Des systèmes ouverts
Autre mur à franchir : celui de la connectivité qui « n’est souvent pas à la hauteur de l’outil, avec des codes, des protections à différents niveaux ». Le Pdg admet qu’il s’est posé la question de concilier cybersecurité et « devices » et que cela « n’a pas été un franc succès ». Par ailleurs la SNCF a déjà lancé il y a près de deux ans l’école numérique pour développer les connaissances et les compétences de l’ensemble des collaborateurs qui ont un métier dans le numérique (SI, digital & télécom), et à sensibiliser le groupe sur les sujets digitaux. « Mais il faut que tous les lieux de l‘entreprise soient mis en réseau, que les gens sentent qu’ils sont dans un système ouvert ». Il a aussi lancé les « 574 », les « maisons du digital » dont le nom est inspiré des 574,8km/h, record mondial de vitesses sur rails, réalisé en 2007 par SNCF. Implantés à Saint-Denis, Toulouse, Nantes et maintenant Lyon, ces espaces mêlant co-working, showroom et zones d’expérimentation hébergent les Fabs (centres d’expertises dédiés au big data, design, internet industriel et open innovation), des équipes projets digitaux et accueillent des collaborateurs pour des moments d’inspiration ou de co-création. « C’est ouvert à tous les salariés. L’objectif est de déverrouiller, d’ouvrir, d’abaisser les barrières… on a tous des discours « casher » quand on est pdg. Nous sommes imbattables sur le discours de la transformation numérique mais l’important c’est le réel », martèle le Pdg qui déplore aussi le faible taux d’utilisation des technologies numériques. « Nos systèmes sont utilisés à 30 à 40% de leurs capacités. Comment réconcilier une approche technologique du digital avec des usages faciles ? », se demande Guillaume Pepy. « Nous avons continué à avoir une vision exhaustive, systémique, c’est un vrai chantier à mener ».

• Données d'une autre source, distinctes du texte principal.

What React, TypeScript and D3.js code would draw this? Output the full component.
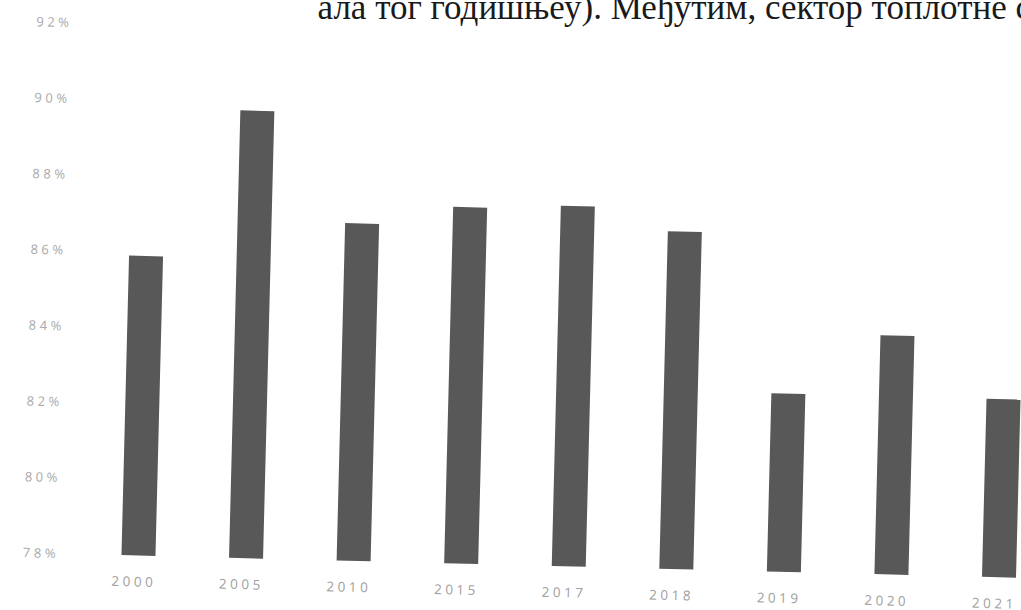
import * as d3 from "d3";

// Годишње вредности (%), очитано са слике
const years = ["2000", "2005", "2010", "2015", "2017", "2018", "2019", "2020", "2021"];
const shares = [85.9, 89.8, 86.9, 87.4, 87.5, 86.9, 82.7, 84.3, 82.7];
const yTicks = [78, 80, 82, 84, 86, 88, 90, 92];
const headText = "ала тог годишњеу). Међутим, сектор топлотне с";

const W = 1021;
const H = 610;
const FONT = "'Open Sans', 'DejaVu Sans', sans-serif";

export default function App() {
  const step = 107.6;
  const x = d3.scaleBand<string>()
    .domain(years)
    .range([84.7, 84.7 + step * years.length])
    .paddingInner(0.684)
    .paddingOuter(0.342);

  const y = d3.scaleLinear().domain([78, 92]).range([553, 22]);

  // скенирана страна је мало заротирана
  const tilt = "rotate(1.45, 40, 553)";

  return (
    <svg
      width={W}
      height={H}
      style={{ position: "absolute", left: 0, top: 0, background: "#fff", display: "block" }}
    >
      <text
        x={1031}
        y={19}
        textAnchor="end"
        fontFamily="'Liberation Serif', 'DejaVu Serif', serif"
        fontSize={35}
        fill="#1a1a1a"
      >
        {headText}
      </text>

      <g transform={tilt}>
        {yTicks.map((t) => (
          <text
            key={t}
            x={59}
            y={y(t)}
            dy="0.35em"
            textAnchor="end"
            fontFamily={FONT}
            fontSize={13}
            letterSpacing={3.5}
            fill="#a8a8a8"
          >
            {t}%
          </text>
        ))}

        {years.map((yr, i) => (
          <rect
            key={yr}
            x={x(yr)}
            y={y(shares[i])}
            width={x.bandwidth()}
            height={y(78) - y(shares[i])}
            fill="#585858"
          />
        ))}

        {years.map((yr) => (
          <text
            key={"l" + yr}
            x={(x(yr) ?? 0) + x.bandwidth() / 2 - 4}
            y={y(78) + 31}
            textAnchor="middle"
            fontFamily={FONT}
            fontSize={13.5}
            letterSpacing={3.5}
            fill="#a0a0a0"
          >
            {yr}
          </text>
        ))}
      </g>
    </svg>
  );
}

L’IA perçue comme une grande menace
Enfin, l’autre « grande menace » telle qu’elle est appréhendée par les salariés est l’intelligence artificielle. « Les gens sont très inquiets. Surtout ceux qui sont dans des tâches de conception et de modélisation ». Pour rassurer, le dirigeant préfère utiliser le terme « augmenté » moins traumatisant. « Le digital, avec le prédictif, la robotisation, les drones, est vertigineux. C’est à la fois excitant et cela pose aussi des questions sur les compétences. Il faut investir massivement dans les salariés pour que le digital devienne une source de satisfaction. Et les différents Comex ne doivent pas s’interroger sur les investissements technologiques mais sur les exemples et les signes qu’ils donnent. Est-ce que le digital transforme leur manière de faire ? Leurs tableaux de bord ? Le DRH est-il moteur dans le digital ? Il faut être un modèle ». Il s’agit aussi de marier au mieux « le core business » d’une entreprise ancienne avec « l’explore » . « Mixer les cultures est un vrai enjeu », souligne Guillaume Pepy.